::: Dataset excerpt :::
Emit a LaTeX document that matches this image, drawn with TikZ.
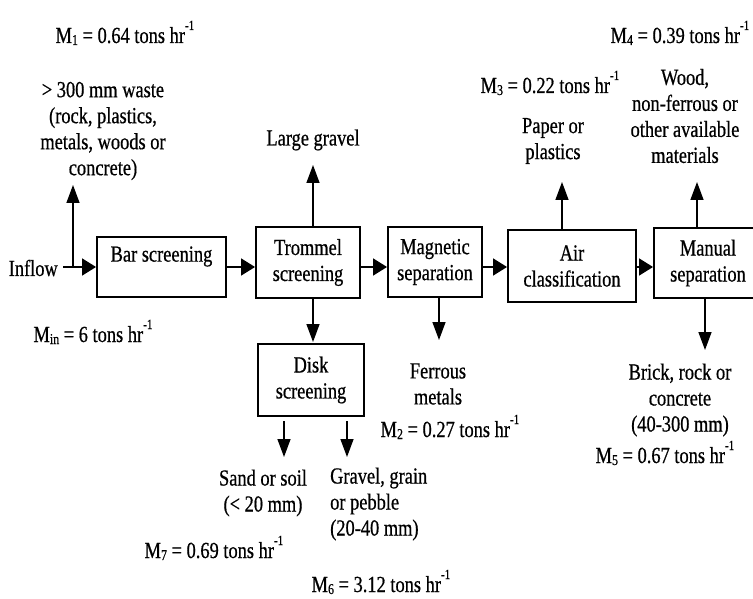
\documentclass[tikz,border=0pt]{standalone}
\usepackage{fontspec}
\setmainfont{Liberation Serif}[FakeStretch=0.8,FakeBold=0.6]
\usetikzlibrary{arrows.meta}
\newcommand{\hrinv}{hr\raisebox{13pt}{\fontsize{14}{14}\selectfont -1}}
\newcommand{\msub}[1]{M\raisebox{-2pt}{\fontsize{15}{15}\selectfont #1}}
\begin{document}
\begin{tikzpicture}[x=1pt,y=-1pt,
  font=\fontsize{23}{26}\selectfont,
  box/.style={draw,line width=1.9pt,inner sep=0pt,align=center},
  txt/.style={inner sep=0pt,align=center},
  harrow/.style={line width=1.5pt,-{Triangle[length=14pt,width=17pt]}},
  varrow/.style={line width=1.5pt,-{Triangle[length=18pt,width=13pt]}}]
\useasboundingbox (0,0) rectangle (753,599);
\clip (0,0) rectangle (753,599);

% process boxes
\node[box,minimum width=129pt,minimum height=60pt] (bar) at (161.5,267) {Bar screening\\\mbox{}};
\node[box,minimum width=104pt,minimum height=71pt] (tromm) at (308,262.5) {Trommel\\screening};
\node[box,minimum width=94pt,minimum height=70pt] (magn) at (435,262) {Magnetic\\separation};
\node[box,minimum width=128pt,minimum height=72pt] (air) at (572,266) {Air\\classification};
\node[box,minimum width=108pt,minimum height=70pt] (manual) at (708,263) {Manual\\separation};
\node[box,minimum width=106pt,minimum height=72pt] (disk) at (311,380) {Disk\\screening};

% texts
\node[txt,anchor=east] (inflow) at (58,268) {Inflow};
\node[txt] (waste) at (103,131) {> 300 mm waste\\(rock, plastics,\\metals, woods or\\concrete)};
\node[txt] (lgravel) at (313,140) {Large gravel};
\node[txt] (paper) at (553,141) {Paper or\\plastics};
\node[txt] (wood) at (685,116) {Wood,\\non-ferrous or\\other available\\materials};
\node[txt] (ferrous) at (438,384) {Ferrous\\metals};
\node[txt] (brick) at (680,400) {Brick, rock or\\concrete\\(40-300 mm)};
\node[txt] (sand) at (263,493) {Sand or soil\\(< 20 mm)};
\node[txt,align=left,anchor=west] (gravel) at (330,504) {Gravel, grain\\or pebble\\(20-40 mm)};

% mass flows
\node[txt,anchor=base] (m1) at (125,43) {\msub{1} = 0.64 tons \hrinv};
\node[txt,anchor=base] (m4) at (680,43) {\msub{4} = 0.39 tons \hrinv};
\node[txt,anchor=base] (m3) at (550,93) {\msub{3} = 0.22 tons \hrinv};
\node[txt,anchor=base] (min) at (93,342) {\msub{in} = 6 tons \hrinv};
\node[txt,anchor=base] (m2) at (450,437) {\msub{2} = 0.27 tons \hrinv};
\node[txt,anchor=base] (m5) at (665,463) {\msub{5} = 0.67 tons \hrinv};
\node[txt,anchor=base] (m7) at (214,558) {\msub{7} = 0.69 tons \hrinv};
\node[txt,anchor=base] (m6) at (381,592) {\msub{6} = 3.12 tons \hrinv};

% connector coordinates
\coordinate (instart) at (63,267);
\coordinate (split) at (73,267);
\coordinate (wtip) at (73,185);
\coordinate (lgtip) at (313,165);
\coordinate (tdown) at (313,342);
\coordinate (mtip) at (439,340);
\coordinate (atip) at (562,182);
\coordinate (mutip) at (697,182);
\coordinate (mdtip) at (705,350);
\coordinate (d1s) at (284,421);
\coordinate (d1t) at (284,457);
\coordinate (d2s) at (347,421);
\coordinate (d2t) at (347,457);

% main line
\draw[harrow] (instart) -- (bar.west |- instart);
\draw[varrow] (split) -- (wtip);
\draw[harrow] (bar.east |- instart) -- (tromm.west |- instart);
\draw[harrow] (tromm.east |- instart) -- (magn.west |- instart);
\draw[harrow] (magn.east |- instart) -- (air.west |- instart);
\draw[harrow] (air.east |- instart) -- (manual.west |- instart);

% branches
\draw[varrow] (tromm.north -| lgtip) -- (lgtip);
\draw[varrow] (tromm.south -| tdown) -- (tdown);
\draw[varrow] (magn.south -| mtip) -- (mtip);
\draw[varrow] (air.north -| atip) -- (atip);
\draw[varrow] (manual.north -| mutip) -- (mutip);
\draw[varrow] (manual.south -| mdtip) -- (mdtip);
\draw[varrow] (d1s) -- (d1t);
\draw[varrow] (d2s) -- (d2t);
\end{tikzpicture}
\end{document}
:::
Exercise aim | Quote each line of the listing exactly, but leave the pictures out.

Written answer |
Emit a LaTeX document that matches this image, drawn with TikZ.
\documentclass[tikz,border=0pt]{standalone}
\usepackage{fontspec}
\setmainfont{Liberation Serif}[FakeStretch=0.8,FakeBold=0.6]
\usetikzlibrary{arrows.meta}
\newcommand{\hrinv}{hr\raisebox{13pt}{\fontsize{14}{14}\selectfont -1}}
\newcommand{\msub}[1]{M\raisebox{-2pt}{\fontsize{15}{15}\selectfont #1}}
\begin{document}
\begin{tikzpicture}[x=1pt,y=-1pt,
  font=\fontsize{23}{26}\selectfont,
  box/.style={draw,line width=1.9pt,inner sep=0pt,align=center},
  txt/.style={inner sep=0pt,align=center},
  harrow/.style={line width=1.5pt,-{Triangle[length=14pt,width=17pt]}},
  varrow/.style={line width=1.5pt,-{Triangle[length=18pt,width=13pt]}}]
\useasboundingbox (0,0) rectangle (753,599);
\clip (0,0) rectangle (753,599);

% process boxes
\node[box,minimum width=129pt,minimum height=60pt] (bar) at (161.5,267) {Bar screening\\\mbox{}};
\node[box,minimum width=104pt,minimum height=71pt] (tromm) at (308,262.5) {Trommel\\screening};
\node[box,minimum width=94pt,minimum height=70pt] (magn) at (435,262) {Magnetic\\separation};
\node[box,minimum width=128pt,minimum height=72pt] (air) at (572,266) {Air\\classification};
\node[box,minimum width=108pt,minimum height=70pt] (manual) at (708,263) {Manual\\separation};
\node[box,minimum width=106pt,minimum height=72pt] (disk) at (311,380) {Disk\\screening};

% texts
\node[txt,anchor=east] (inflow) at (58,268) {Inflow};
\node[txt] (waste) at (103,131) {> 300 mm waste\\(rock, plastics,\\metals, woods or\\concrete)};
\node[txt] (lgravel) at (313,140) {Large gravel};
\node[txt] (paper) at (553,141) {Paper or\\plastics};
\node[txt] (wood) at (685,116) {Wood,\\non-ferrous or\\other available\\materials};
\node[txt] (ferrous) at (438,384) {Ferrous\\metals};
\node[txt] (brick) at (680,400) {Brick, rock or\\concrete\\(40-300 mm)};
\node[txt] (sand) at (263,493) {Sand or soil\\(< 20 mm)};
\node[txt,align=left,anchor=west] (gravel) at (330,504) {Gravel, grain\\or pebble\\(20-40 mm)};

% mass flows
\node[txt,anchor=base] (m1) at (125,43) {\msub{1} = 0.64 tons \hrinv};
\node[txt,anchor=base] (m4) at (680,43) {\msub{4} = 0.39 tons \hrinv};
\node[txt,anchor=base] (m3) at (550,93) {\msub{3} = 0.22 tons \hrinv};
\node[txt,anchor=base] (min) at (93,342) {\msub{in} = 6 tons \hrinv};
\node[txt,anchor=base] (m2) at (450,437) {\msub{2} = 0.27 tons \hrinv};
\node[txt,anchor=base] (m5) at (665,463) {\msub{5} = 0.67 tons \hrinv};
\node[txt,anchor=base] (m7) at (214,558) {\msub{7} = 0.69 tons \hrinv};
\node[txt,anchor=base] (m6) at (381,592) {\msub{6} = 3.12 tons \hrinv};

% connector coordinates
\coordinate (instart) at (63,267);
\coordinate (split) at (73,267);
\coordinate (wtip) at (73,185);
\coordinate (lgtip) at (313,165);
\coordinate (tdown) at (313,342);
\coordinate (mtip) at (439,340);
\coordinate (atip) at (562,182);
\coordinate (mutip) at (697,182);
\coordinate (mdtip) at (705,350);
\coordinate (d1s) at (284,421);
\coordinate (d1t) at (284,457);
\coordinate (d2s) at (347,421);
\coordinate (d2t) at (347,457);

% main line
\draw[harrow] (instart) -- (bar.west |- instart);
\draw[varrow] (split) -- (wtip);
\draw[harrow] (bar.east |- instart) -- (tromm.west |- instart);
\draw[harrow] (tromm.east |- instart) -- (magn.west |- instart);
\draw[harrow] (magn.east |- instart) -- (air.west |- instart);
\draw[harrow] (air.east |- instart) -- (manual.west |- instart);

% branches
\draw[varrow] (tromm.north -| lgtip) -- (lgtip);
\draw[varrow] (tromm.south -| tdown) -- (tdown);
\draw[varrow] (magn.south -| mtip) -- (mtip);
\draw[varrow] (air.north -| atip) -- (atip);
\draw[varrow] (manual.north -| mutip) -- (mutip);
\draw[varrow] (manual.south -| mdtip) -- (mdtip);
\draw[varrow] (d1s) -- (d1t);
\draw[varrow] (d2s) -- (d2t);
\end{tikzpicture}
\end{document}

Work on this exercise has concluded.